New Zealand’s growing meth crisis means there is yet another risk to be aware of when buying a house.

The hot recent housing market has seen Kiwis buying and selling houses at some of the highest rates ever.

While the effects of FOMO (fear of missing out) may make it tempting to dive into the market, we’re here to remind potential home-owners the importance of due diligence before buying, particularly dealing with meth contamination.

We’re seeing signs of complacency creeping in, as people look to ‘hurry up’ the process, or start reaching for houses that aren’t in the best nick.

If you’re buying a rental property it’s essential you consider that it could be contaminated with meth.

The seller must disclose to potential buyers if there is contamination over 15 micrograms (μg) per 100 square centimetres of meth contamination. This is considered a material property defect.

However, the seller only needs to disclose contamination below 15μg per 100cm2 if they are specifically asked by the prospective buyer (or where the buyer has shown a clear interest in meth contamination).

Your first takeaway should be that if nothing is provided, simply ask the seller about meth contamination at the very least. This is an easy win.


No meth information provided by the seller?

Disclosure is only required if the seller knows about the contamination. In reality, people often don’t know their property is contaminated as there’s no legal requirement to keep testing your rental. Meth often flies under the radar, especially at lower levels.

Therefore you should always have some form of confirmation it isn’t contaminated. See first if anything is disclosed on the real estate listing (ask the agent!). If not, ask the seller if they suspect there could be any contamination (preferably in writing).

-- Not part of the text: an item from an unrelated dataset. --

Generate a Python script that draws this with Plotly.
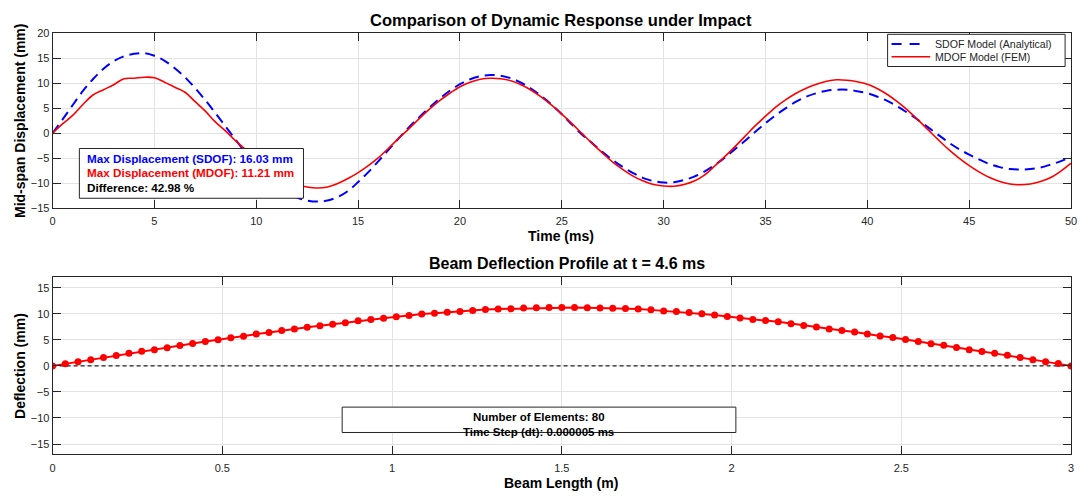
import plotly.graph_objects as go

# ---- time-history data (0.5 ms sampling) ----
time_ms = [i * 0.5 for i in range(101)]

sdof_mm = [
    0.0, 2.8, 5.7, 8.5, 10.9, 12.9, 14.4, 15.4, 15.9, 16.03,
    15.5, 14.5, 13.0, 11.2, 9.0, 6.6, 4.0, 1.3, -1.4, -4.0,
    -6.4, -8.5, -10.3, -11.8, -12.9, -13.5, -13.7, -13.5, -12.8, -11.6,
    -9.8, -7.8, -5.6, -3.3, -1.0, 1.2, 3.2, 5.1, 6.9, 8.5,
    9.8, 10.8, 11.4, 11.65, 11.5, 11.0, 10.1, 8.9, 7.4, 5.7,
    3.8, 1.7, -0.3, -2.0, -3.8, -5.4, -6.8, -8.0, -9.0, -9.6,
    -9.9, -9.85, -9.4, -8.7, -7.7, -6.4, -4.9, -3.2, -1.5, 0.3,
    2.0, 3.6, 5.0, 6.3, 7.3, 8.0, 8.5, 8.7, 8.7, 8.4,
    8.0, 7.3, 6.4, 5.3, 4.0, 2.6, 1.1, -0.4, -1.9, -3.2,
    -4.3, -5.3, -6.2, -6.8, -7.2, -7.3, -7.2, -6.9, -6.3, -5.6,
    -4.8,
]

mdof_mm = [
    0.0, 1.9, 3.6, 5.8, 7.7, 8.7, 9.7, 10.9, 11.0, 11.21,
    11.1, 10.2, 9.2, 8.2, 6.3, 4.4, 2.2, 0.4, -1.6, -3.4,
    -5.3, -7.0, -8.5, -9.7, -10.4, -10.8, -11.0, -10.8, -10.1, -9.1,
    -7.9, -6.5, -4.9, -3.0, -1.0, 0.9, 2.9, 4.8, 6.5, 8.0,
    9.3, 10.2, 10.8, 11.0, 10.9, 10.5, 9.7, 8.6, 7.2, 5.6,
    3.8, 1.9, -0.1, -2.1, -4.0, -5.8, -7.3, -8.6, -9.6, -10.3,
    -10.6, -10.65, -10.3, -9.6, -8.4, -6.6, -4.7, -2.7, -0.6, 1.5,
    3.4, 5.2, 6.7, 8.0, 9.0, 9.8, 10.4, 10.7, 10.6, 10.3,
    9.8, 8.9, 7.7, 6.2, 4.5, 2.6, 0.6, -1.4, -3.3, -5.0,
    -6.5, -7.8, -8.9, -9.7, -10.2, -10.35, -10.2, -9.7, -8.9, -7.6,
    -6.0,
]

# ---- beam deflection at t = 4.6 ms (81 nodes, 80 elements) ----
beam_length_m = [i * 0.0375 for i in range(81)]
deflection_mm = [
    0.0, 0.4, 0.8, 1.2, 1.6, 2.0, 2.4, 2.8, 3.1, 3.5,
    3.9, 4.3, 4.7, 5.0, 5.4, 5.7, 6.1, 6.4, 6.8, 7.1,
    7.4, 7.7, 8.0, 8.3, 8.65, 8.9, 9.15, 9.45, 9.65, 9.95,
    10.1, 10.3, 10.45, 10.65, 10.8, 10.9, 10.95, 11.1, 11.15, 11.19,
    11.21, 11.2, 11.15, 11.1, 11.05, 11.0, 10.9, 10.75, 10.55, 10.45,
    10.25, 10.0, 9.75, 9.5, 9.2, 8.9, 8.7, 8.45, 8.1, 7.75,
    7.45, 7.1, 6.8, 6.5, 6.1, 5.75, 5.45, 5.05, 4.7, 4.25,
    3.95, 3.55, 3.1, 2.75, 2.4, 2.05, 1.6, 1.2, 0.8, 0.45,
    0.0,
]

series_names = ["SDOF Model (Analytical)", "MDOF Model (FEM)"]
series_colors = ["#0000ff", "#ff0000"]

max_sdof = max(sdof_mm)
max_mdof = max(mdof_mm)
diff_pct = 42.98
n_elements = 80
dt_label = "0.000005"

W, H = 1084, 499
FONT = "Liberation Sans, Arial, sans-serif"
AX = "#262626"
GRID = "#e3e3e3"
SDOF_DASH = "10px,6px"


def px_x(p):
    return p / W


def px_y(p):
    return 1 - p / H


fig = go.Figure()

fig.add_trace(go.Scatter(
    x=time_ms, y=sdof_mm, mode="lines", name=series_names[0],
    line=dict(color=series_colors[0], width=2, dash=SDOF_DASH, shape="spline"),
    xaxis="x", yaxis="y",
))
fig.add_trace(go.Scatter(
    x=time_ms, y=mdof_mm, mode="lines", name=series_names[1],
    line=dict(color=series_colors[1], width=1.6, shape="spline"),
    xaxis="x", yaxis="y",
))
fig.add_trace(go.Scatter(
    x=beam_length_m, y=deflection_mm, mode="lines+markers",
    line=dict(color="#ff0000", width=2),
    marker=dict(color="#ff0000", size=7),
    xaxis="x2", yaxis="y2",
))

axis_common = dict(
    showline=True, linecolor=AX, linewidth=1, mirror="ticks",
    ticks="inside", tickcolor=AX, ticklen=8, tickwidth=1,
    showgrid=True, gridcolor=GRID, gridwidth=1, zeroline=False,
    tickfont=dict(family=FONT, size=11, color=AX),
)

x_dom = [px_x(50), px_x(1077)]

fig.update_layout(
    width=W, height=H,
    margin=dict(l=0, r=0, t=0, b=0),
    paper_bgcolor="white", plot_bgcolor="white",
    font=dict(family=FONT, color=AX),
    showlegend=False,
    xaxis=dict(domain=x_dom, range=[0, 50], tickmode="array",
               tickvals=list(range(0, 51, 5)), anchor="y",
               ticklabelstandoff=3, **axis_common),
    yaxis=dict(domain=[px_y(207), px_y(28)], range=[-15, 20], tickmode="array",
               tickvals=list(range(-15, 21, 5)), anchor="x", **axis_common),
    xaxis2=dict(domain=x_dom, range=[0, 3], tickmode="array",
                tickvals=[0, 0.5, 1, 1.5, 2, 2.5, 3],
                ticktext=["0", "0.5", "1", "1.5", "2", "2.5", "3"],
                anchor="y2", ticklabelstandoff=3, **axis_common),
    yaxis2=dict(domain=[px_y(459.5), px_y(278)], range=[-17, 17], tickmode="array",
                tickvals=list(range(-15, 16, 5)), anchor="x2", **axis_common),
)

shapes = []
# zero reference line on the deflection plot
shapes.append(dict(type="line", xref="x2", yref="y2", x0=0, x1=3, y0=0, y1=0,
                   line=dict(color="#222222", width=1.2, dash="4px,3px"), layer="between"))
# white info boxes drawn over the curves
shapes.append(dict(type="rect", xref="paper", yref="paper",
                   x0=px_x(77), x1=px_x(303), y0=px_y(197), y1=px_y(146),
                   fillcolor="white", line=dict(color=AX, width=1), layer="above"))
shapes.append(dict(type="rect", xref="paper", yref="paper",
                   x0=px_x(342), x1=px_x(739), y0=px_y(437), y1=px_y(411),
                   fillcolor="white", line=dict(color=AX, width=1), layer="above"))
# legend box with line samples
shapes.append(dict(type="rect", xref="paper", yref="paper",
                   x0=px_x(892), x1=px_x(1071), y0=px_y(62), y1=px_y(29),
                   fillcolor="white", line=dict(color=AX, width=1), layer="above"))
shapes.append(dict(type="line", xref="paper", yref="paper",
                   x0=px_x(896), x1=px_x(932), y0=px_y(39), y1=px_y(39),
                   line=dict(color=series_colors[0], width=2, dash="10px,8px"), layer="above"))
shapes.append(dict(type="line", xref="paper", yref="paper",
                   x0=px_x(896), x1=px_x(935), y0=px_y(52), y1=px_y(52),
                   line=dict(color=series_colors[1], width=1.6), layer="above"))

ann = []


def add_text(text, xpx, ypx, size, color="black", xanchor="center", angle=0):
    ann.append(dict(text=text, x=px_x(xpx), y=px_y(ypx), xref="paper", yref="paper",
                    xanchor=xanchor, yanchor="middle", showarrow=False, textangle=angle,
                    font=dict(family=FONT, size=size, color=color)))


# titles
add_text("<b>Comparison of Dynamic Response under Impact</b>", 563, 14, 16.5)
add_text("<b>Beam Deflection Profile at t = 4.6 ms</b>", 569, 264, 16)
# axis titles
add_text("<b>Time (ms)</b>", 563, 236, 14)
add_text("<b>Beam Length (m)</b>", 563, 489, 14)
add_text("<b>Mid-span Displacement (mm)</b>", 17, 118, 14, angle=-90)
add_text("<b>Deflection (mm)</b>", 17, 369, 14, angle=-90)
# legend entries
add_text(series_names[0], 938, 39, 10.6, color=AX, xanchor="left")
add_text(series_names[1], 938, 52, 10.6, color=AX, xanchor="left")
# info box text, top plot
add_text(f"<b>Max Displacement (SDOF): {max_sdof:.2f} mm</b>", 83, 156, 11.7,
         color="#0000ff", xanchor="left")
add_text(f"<b>Max Displacement (MDOF): {max_mdof:.2f} mm</b>", 83, 171, 11.7,
         color="#ff0000", xanchor="left")
add_text(f"<b>Difference: {diff_pct:.2f} %</b>", 83, 186, 11.7, xanchor="left")
# info box text, bottom plot
add_text(f"<b>Number of Elements: {n_elements}</b>", 540, 421, 11.5)
add_text(f"<b>Time Step (dt): {dt_label} ms</b>", 540, 436, 11.5)

fig.update_layout(shapes=shapes, annotations=ann)

fig.write_html("out.html")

If neither can provide any confirmation, you should arrange a test yourself. You can easily do a composite test with a self-testing kit for less than $50. This won’t tell you the level of contamination – it’s simply to tell you whether meth is present or not. It will only put a small dent in your budget, and point out if a more expensive professional composite test is required to find the exact levels.

A swab test is well worth the money.


What if you buy a contaminated house unknowingly?

In short, you could be in for a cleaning bill in the tens of thousands. We paid out an average of $22,000 per meth claim in 2020.

Unfortunately we’ve seen more examples of people buying new houses, and quickly finding contamination. They then enquire about lodging a meth contamination claim.

It’s a painful conversation we never want to have, as in most cases it won’t be covered.

If there’s no record of the house being clean when purchased, insurance companies generally won’t pay for meth discovered within 90 days of your policy beginning. This is because they don’t know the culprit who is responsible, and chances are the contamination happend before the period of cover.

So please take a moment to enquire, ask, and test for meth where necessary before buying. It could save you thousands!